The drawing is divided in two by the concrete barrier. The characters above the line are like those in William Hogarth’s (1697-1764) several ‘Progresses.’ They are in his words; ‘Modern Moral Subjects.’ In mine; allegories of Work and Love. Look below the line to see a take on ‘Carceri d’Invenzione’ by Giovanni Piranesi (1720- 1778.)
Hogarth first. He was an artist who also wrote on Aesthetics said that observing a subtle–neither too round nor angular–curve of a ‘serpentine’ line in an art object ‘lead the eye on a wanton cha[s]e’ as exciting as gazing at real curves in real life. And that for the artist the drawing, cutting or brushing of those lines was as good as a real-life caress.
The making OF the art was to him more sensual than the sexual antics portrayed IN the art, with none of the social or venereal consequences therein displayed. So in a way, he –the artist– was isolating himself, like here, where Work and Love are on one side of the barrier and Art is on the other.
But Work and Love are no longer his motley parade of 18th century fashions, they are a march of uniforms. They are still like then made manifest as others, separate from Art. They are still composed of lines; but not of the desirable serpentine perfection. The Works’ lines are too pointy and linear, they thrust weapon-like. And the lines of the Loves are too curvy, they curl and tighten knot-like. Work stabs Love, Love strangles Work.
On to Piranesi,. A visit to his ‘Invented Prisons’ is described by Thomas De Quincey thusly, “Creeping along the sides of the walls, you perceived a staircase; and upon it, groping his way upwards, was Piranesi himself: follow the stairs a little further, and you perceive it come to a sudden abrupt termination, without any balustrade, and allowing no step onwards to him.”
In this drawing’s invented prison, below work and love’s highway, there is no wall to creep along but there’s a billboard to grope. There are no stairs but there is a ladder. It, too, is perceived as coming to ‘a sudden abrupt termination’ below the advertisement at a narrow and flimsy laborer’s deck which is also ‘without any balustrade.’

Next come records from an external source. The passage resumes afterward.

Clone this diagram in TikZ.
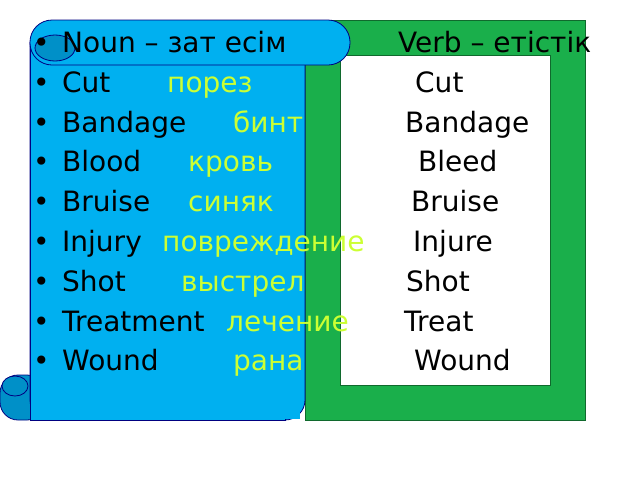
\documentclass[tikz,border=0pt]{standalone}
\usepackage{fontspec}
\setmainfont{DejaVu Sans}
\begin{document}
\begin{tikzpicture}[x=1pt,y=-1pt,
  blue/.style={fill=skyb, draw=blue!50!black, line width=0.8pt},
  dark/.style={fill=skyd, draw=blue!50!black, line width=0.8pt},
  en/.style={anchor=base west, font=\fontsize{28}{32}\selectfont, text=black, inner sep=0},
  ru/.style={anchor=base west, font=\fontsize{28}{32}\selectfont, text=yellowgreen, inner sep=0}]
\definecolor{yellowgreen}{HTML}{CCFF33}
\definecolor{grn}{HTML}{1AAF4B}
\definecolor{skyb}{HTML}{00B0F0}
\definecolor{skyd}{HTML}{0090C8}
\useasboundingbox (0,0) rectangle (640,480);
\fill[white] (0,0) rectangle (640,480);
% green frame
\path[fill=grn, draw=grn!60!black] (305,20) rectangle (585,420);
\path[fill=white, draw=grn!60!black] (340,55) rectangle (550,385);
% bottom left roll
\path[dark, rounded corners=18] (0,375) rectangle (45,420);
\path[dark] (15,386) ellipse[x radius=13, y radius=10];
% body
\path[blue, rounded corners=20] (30,42) -- (30,420) -- (305,420) -- (305,42);
\path[blue] (30,42) -- (30,420) -- (285,420) -- (285,42) -- cycle;
\path[fill=skyb] (31,41) rectangle (300,419);
% top roll
\path[blue, rounded corners=22] (30,20) rectangle (350,65);
\path[dark] (55,48) ellipse[x radius=20, y radius=13];
% texts
\foreach \y/\w [count=\i] in {42/{Noun – зат есім},82/Cut,122/Bandage,161/Blood,201/Bruise,241/Injury,281/Shot,321/Treatment,360/Wound}{
  \node[en] (b\i) at (33,\y+10) {•};
  \node[en] (e\i) at (62,\y+10) {\w};
}
\foreach \x/\y/\w [count=\i] in {167/82/порез,233/122/бинт,188/161/кровь,188/201/синяк,162/241/повреждение,181/281/выстрел,226/321/лечение,233/360/рана}{
  \node[ru] (r\i) at (\x,\y+10) {\w};
}
\foreach \x/\y/\w [count=\i] in {398/42/{Verb – етістік},415/82/Cut,405/122/Bandage,418/161/Bleed,411/201/Bruise,413/241/Injure,406/281/Shot,404/321/Treat,414/360/Wound}{
  \node[en] (v\i) at (\x,\y+10) {\w};
}
\end{tikzpicture}
\end{document}
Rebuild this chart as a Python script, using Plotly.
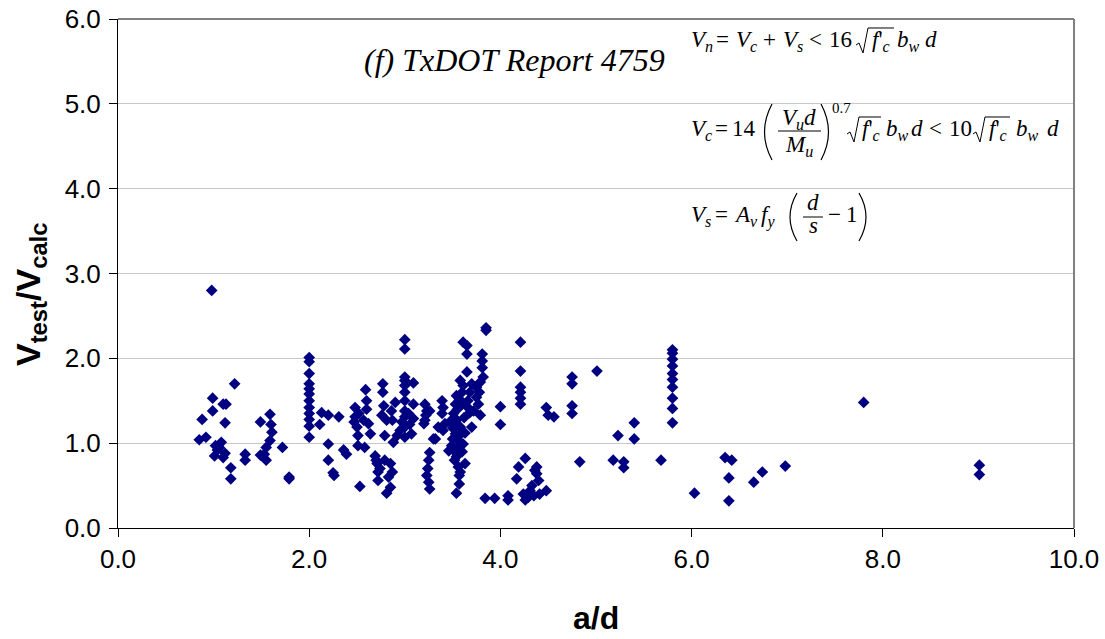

The personified Work and Love are shown arm in arm, but they are out of arm’s reach for Art personified below the barrier. In the old days Art had copied their images for himself on the now ill-placed billboard, when he could see them from the old road which is now buried by the viaducts.
Art has now invented a new image with him in Work’s place. The pun[n]y metaphor for that inventing is to pull a biting print from bitten copper plate. Both Hogarth and Piranesi were commercial engravers so the metaphor is apt, clever even. But the pull, as a futile attempt to reverse the isolation, has failed; the unseen image remains a private comfort against the cold of the coming night.